• Source: Afghan High Peace Council
    • The Afghanistan High Peace Council (HPC) (Dari: رئیس شورای عالی صلح افغانستان) was a body of the Afghanistan Peace and Reintegration Program, established by Hamid Karzai to negotiate with elements of the Taliban. The HPC was established on 5 September 2010. The last chairman of the council was former Afghan Vice-President Karim Khalili who was appointed to the post in June 2017.The council was initially chaired by former President of Afghanistan Burhanuddin Rabbani until his assassination in 2011.
      In September 2011 Haji Deen Muhammed expressed outrage over the killing of Sabar Lal Melma.
      Sabar had been apprehended and sent to Guantanamo in 2002, based on allegations he helped facilitate Osama bin Laden's escape from Afghanistan.
      He was repatriated in 2007. But American special forces kept taking him captive.
      According to Deen Muhammed the Peace Council had secured assurance that Americans
      would stop harassing Sabar.
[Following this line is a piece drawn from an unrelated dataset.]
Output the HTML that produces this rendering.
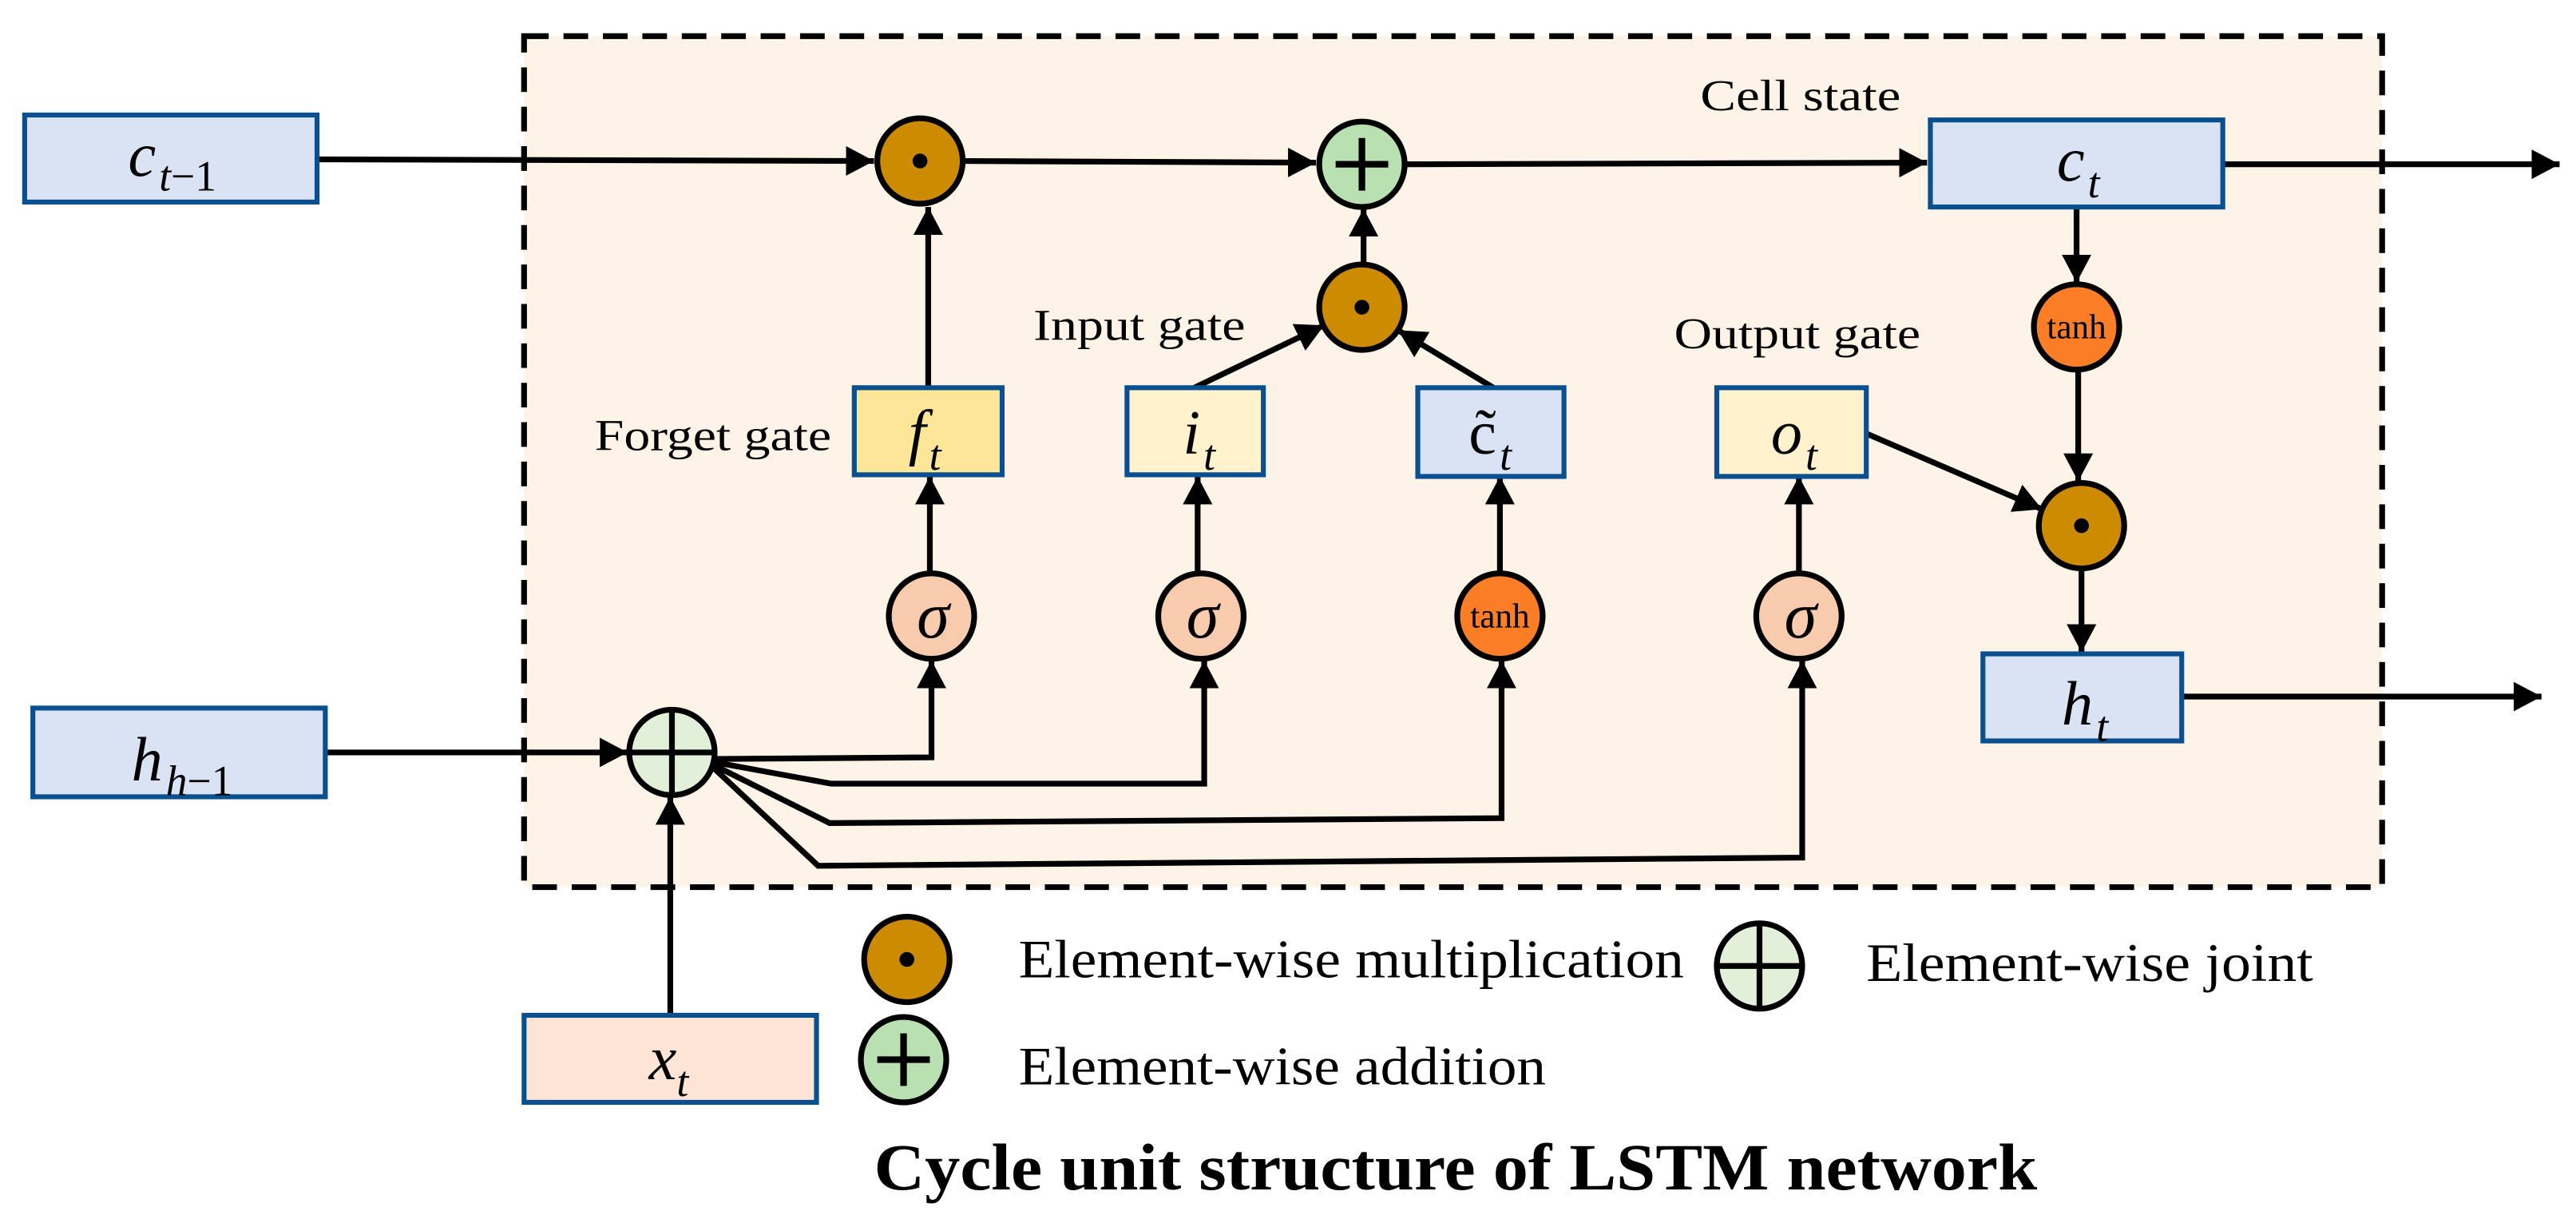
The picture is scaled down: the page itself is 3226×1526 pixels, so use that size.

Nevertheless, Sabar was killed by US special forces, in his home, during a night raid, just two days after the Peace Council received assurances that harassment of him would stop.
      In mid-April 2012, Burhanuddin Rabbani's son Salahuddin Rabbani was appointed chairman of the council. He held the position until 2015.


      Background


      Originally formed in 2010, the council consisted of seventy-four members, who were expected negotiate with the Taliban.


      Dissolution and successor


      The Council was dissolved in 2019 by Ashraf Ghani. Its members were appointed to the State Ministry of Peace Affairs, a new government body focused on peace process. HPC's first chairman was Burhanuddin Rabbani.


      Members



      The membership of the peace council included some former members of the Taliban.